The Navy Special Warfare public affairs office will not comment on whether there was an operation in Dallas in November 2010, or whether it had anything to do with the Abbottabad raid a few months later. But the Navy doesn’t say much about DevGru. In fact, according to the Navy, SEAL Team Six, the one group that would have the most leeway to work outside the constraints of official regulations about indoor shooting, doesn’t even officially exist.

When it comes to marketing materials, Hamilton Properties Corp. does have one curious document: a contract for the use of the Lone Star Gas buildings naming the Naval Special Warfare Development Group as a party. It personally names Carlos Sandoval, the NSWDG Urban Training Coordinator. The contract is dated in late October 2010, for use of the building in mid-November, just weeks after reports say the CIA identified bin Laden.

“It’s definitely SEAL Team Six,” says Larry Hamilton, who, with his son, owns the development company. “A friend of ours knew they were looking for a building in an urban setting. He knew we had this property and that it was going to be destroyed anyway, so he reached out as a liaison.” Ordinarily, they’d charge about $2,000 per day to use the building, Hamilton says, but for the Navy they did it for free.

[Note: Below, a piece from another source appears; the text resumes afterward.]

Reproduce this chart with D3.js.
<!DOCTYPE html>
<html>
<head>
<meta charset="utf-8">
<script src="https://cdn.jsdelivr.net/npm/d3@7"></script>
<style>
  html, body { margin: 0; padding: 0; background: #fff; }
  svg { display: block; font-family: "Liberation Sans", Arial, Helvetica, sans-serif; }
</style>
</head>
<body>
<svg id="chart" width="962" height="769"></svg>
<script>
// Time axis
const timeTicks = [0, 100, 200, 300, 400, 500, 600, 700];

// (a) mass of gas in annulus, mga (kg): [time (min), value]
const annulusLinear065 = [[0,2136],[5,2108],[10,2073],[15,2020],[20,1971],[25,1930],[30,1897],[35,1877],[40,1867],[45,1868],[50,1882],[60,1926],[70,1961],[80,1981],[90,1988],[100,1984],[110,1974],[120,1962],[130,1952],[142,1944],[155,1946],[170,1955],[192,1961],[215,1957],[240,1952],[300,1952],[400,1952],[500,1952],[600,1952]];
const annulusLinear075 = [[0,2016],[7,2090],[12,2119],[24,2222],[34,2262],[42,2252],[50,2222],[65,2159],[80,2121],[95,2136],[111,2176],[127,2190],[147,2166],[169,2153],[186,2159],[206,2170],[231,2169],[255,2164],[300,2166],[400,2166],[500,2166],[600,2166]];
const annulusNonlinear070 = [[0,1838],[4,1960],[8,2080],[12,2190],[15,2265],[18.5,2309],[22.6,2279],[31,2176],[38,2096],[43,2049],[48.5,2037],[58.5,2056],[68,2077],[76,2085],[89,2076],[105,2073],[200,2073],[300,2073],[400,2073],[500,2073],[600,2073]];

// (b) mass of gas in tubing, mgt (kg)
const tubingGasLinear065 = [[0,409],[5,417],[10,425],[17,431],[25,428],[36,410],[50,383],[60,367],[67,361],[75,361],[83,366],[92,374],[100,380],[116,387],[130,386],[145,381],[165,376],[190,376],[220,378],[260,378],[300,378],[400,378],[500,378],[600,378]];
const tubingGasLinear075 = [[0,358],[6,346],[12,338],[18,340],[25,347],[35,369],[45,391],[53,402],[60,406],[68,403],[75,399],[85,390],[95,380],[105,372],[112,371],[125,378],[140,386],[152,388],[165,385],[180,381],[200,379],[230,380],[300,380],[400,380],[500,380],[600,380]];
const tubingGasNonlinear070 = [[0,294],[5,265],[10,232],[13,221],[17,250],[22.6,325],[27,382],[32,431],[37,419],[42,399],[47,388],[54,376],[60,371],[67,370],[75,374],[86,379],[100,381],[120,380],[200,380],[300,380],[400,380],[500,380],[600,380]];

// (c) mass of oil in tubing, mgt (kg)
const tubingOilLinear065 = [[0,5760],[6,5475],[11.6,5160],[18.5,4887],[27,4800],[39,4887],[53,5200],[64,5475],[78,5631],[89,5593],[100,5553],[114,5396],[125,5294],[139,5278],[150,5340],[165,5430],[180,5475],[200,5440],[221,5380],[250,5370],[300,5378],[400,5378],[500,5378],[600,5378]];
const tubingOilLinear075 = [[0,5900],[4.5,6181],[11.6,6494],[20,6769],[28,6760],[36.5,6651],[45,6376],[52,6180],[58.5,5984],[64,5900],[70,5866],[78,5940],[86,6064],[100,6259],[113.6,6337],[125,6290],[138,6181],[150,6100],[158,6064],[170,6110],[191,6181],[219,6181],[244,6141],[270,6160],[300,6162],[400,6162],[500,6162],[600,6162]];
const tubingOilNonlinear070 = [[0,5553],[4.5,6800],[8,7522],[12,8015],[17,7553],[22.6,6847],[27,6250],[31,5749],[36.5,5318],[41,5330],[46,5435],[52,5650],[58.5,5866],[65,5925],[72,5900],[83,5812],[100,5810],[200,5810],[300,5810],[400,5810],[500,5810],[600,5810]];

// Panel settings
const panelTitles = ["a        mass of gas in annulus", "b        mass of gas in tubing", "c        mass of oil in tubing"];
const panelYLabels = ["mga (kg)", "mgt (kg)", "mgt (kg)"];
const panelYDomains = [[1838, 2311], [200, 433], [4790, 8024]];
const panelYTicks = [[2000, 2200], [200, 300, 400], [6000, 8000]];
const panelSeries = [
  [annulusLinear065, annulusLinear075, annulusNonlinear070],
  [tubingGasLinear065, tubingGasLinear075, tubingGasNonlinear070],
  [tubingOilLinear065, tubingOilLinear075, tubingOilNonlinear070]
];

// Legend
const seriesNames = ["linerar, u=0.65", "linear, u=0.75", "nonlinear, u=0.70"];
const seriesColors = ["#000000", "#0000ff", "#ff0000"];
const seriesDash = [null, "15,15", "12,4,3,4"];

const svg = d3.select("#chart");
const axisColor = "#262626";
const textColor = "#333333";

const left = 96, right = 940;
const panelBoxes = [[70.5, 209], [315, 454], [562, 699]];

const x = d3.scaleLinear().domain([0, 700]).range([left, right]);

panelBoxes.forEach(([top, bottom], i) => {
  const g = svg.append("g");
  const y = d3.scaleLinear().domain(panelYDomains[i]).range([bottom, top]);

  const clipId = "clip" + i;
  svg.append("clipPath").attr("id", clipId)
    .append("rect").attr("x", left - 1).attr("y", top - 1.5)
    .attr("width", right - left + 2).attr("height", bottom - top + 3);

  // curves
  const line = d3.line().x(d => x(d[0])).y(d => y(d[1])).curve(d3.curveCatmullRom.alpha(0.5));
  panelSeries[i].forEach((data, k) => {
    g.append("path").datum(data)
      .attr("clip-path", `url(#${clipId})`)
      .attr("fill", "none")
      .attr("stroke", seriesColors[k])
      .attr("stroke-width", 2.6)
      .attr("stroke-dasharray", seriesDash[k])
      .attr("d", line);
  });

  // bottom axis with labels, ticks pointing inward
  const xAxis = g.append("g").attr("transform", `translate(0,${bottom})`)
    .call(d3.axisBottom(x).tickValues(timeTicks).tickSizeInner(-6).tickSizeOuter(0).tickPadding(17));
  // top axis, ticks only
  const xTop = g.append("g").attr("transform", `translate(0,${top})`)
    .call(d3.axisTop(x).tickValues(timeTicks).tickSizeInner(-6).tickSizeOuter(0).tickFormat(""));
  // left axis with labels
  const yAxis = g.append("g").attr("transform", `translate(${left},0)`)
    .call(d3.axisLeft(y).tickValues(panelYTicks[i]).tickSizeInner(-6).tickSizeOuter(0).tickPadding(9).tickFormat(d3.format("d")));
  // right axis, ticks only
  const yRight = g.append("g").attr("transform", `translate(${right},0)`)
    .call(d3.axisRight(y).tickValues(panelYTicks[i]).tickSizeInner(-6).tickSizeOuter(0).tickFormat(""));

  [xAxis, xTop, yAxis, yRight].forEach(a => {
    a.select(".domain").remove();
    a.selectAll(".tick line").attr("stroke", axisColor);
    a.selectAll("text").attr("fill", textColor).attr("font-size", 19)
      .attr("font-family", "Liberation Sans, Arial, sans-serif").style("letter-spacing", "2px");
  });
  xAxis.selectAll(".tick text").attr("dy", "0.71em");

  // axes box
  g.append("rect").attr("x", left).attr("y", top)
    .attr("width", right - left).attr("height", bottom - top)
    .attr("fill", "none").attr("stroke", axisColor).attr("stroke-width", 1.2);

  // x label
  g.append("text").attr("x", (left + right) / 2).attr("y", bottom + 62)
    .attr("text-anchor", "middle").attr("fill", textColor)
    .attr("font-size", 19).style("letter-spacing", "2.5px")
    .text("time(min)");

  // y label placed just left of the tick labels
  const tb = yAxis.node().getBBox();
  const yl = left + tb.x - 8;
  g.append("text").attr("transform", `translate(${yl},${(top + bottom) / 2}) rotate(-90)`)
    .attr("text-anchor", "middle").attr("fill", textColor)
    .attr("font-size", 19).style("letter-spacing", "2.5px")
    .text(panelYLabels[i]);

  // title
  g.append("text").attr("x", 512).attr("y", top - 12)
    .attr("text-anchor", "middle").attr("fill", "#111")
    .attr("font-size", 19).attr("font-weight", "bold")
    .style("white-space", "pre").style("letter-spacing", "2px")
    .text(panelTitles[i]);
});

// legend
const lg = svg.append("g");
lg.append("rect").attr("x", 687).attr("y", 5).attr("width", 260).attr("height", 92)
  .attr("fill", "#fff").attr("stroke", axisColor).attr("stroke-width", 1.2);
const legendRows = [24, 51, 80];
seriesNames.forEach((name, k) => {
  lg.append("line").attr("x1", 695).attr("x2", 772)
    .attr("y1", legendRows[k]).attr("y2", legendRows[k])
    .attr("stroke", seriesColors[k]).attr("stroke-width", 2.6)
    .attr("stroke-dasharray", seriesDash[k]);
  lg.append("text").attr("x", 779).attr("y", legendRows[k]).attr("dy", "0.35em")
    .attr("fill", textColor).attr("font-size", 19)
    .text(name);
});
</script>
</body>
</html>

Farha gave a tour to a representative of the Naval Special Warfare Development Group as he was scouting the location. “They kept asking if there was anything they couldn’t demolish,” she says. “I basically gave them free rein over anything that wasn’t the exterior of the building.” She says the men weren’t interested in the open, cavernous lobby. They were more focused on the maze of long hallways and offices upstairs. They wanted to know if they could use the exterior fire escapes, if they could break old windows.

A few people Hamilton knows came to watch on the night of the practice mission. He was told that a helicopter appeared out of the dark night and hovered over the buildings. Ropes dangled from its belly and a stream of commandos dressed in black dropped onto the roof. The soldiers worked their way through the building, floor by floor, lighting up rooms as door locks were blown open. Then, as quickly as they had appeared, they were gone.

A few months later, when President Obama announced to the world that bin Laden was dead, his body buried at sea, Hamilton and Farha wondered: could those have been the same guys? There’s no way to know for sure if the men in Dallas that night were training for the bin Laden raid. But Hamilton says that the friend who connected his company with the Navy told him that he texted his SEAL buddies after the news broke, and that the warriors in Dallas were the same men who went on that famous mission.

Hamilton is still renovating the buildings. The company hopes to open 230 loft apartments by next summer. There will be a display in the building’s lobby, a shrine to that night and the strange history of the space. Some of the shell casings will be there, along with the bullet-riddled targets, the dated contract with Sandoval’s name, and photos of the destruction.

“It’s still overwhelming to think about what went on here,” Farha says. “It really is like something out of a movie.”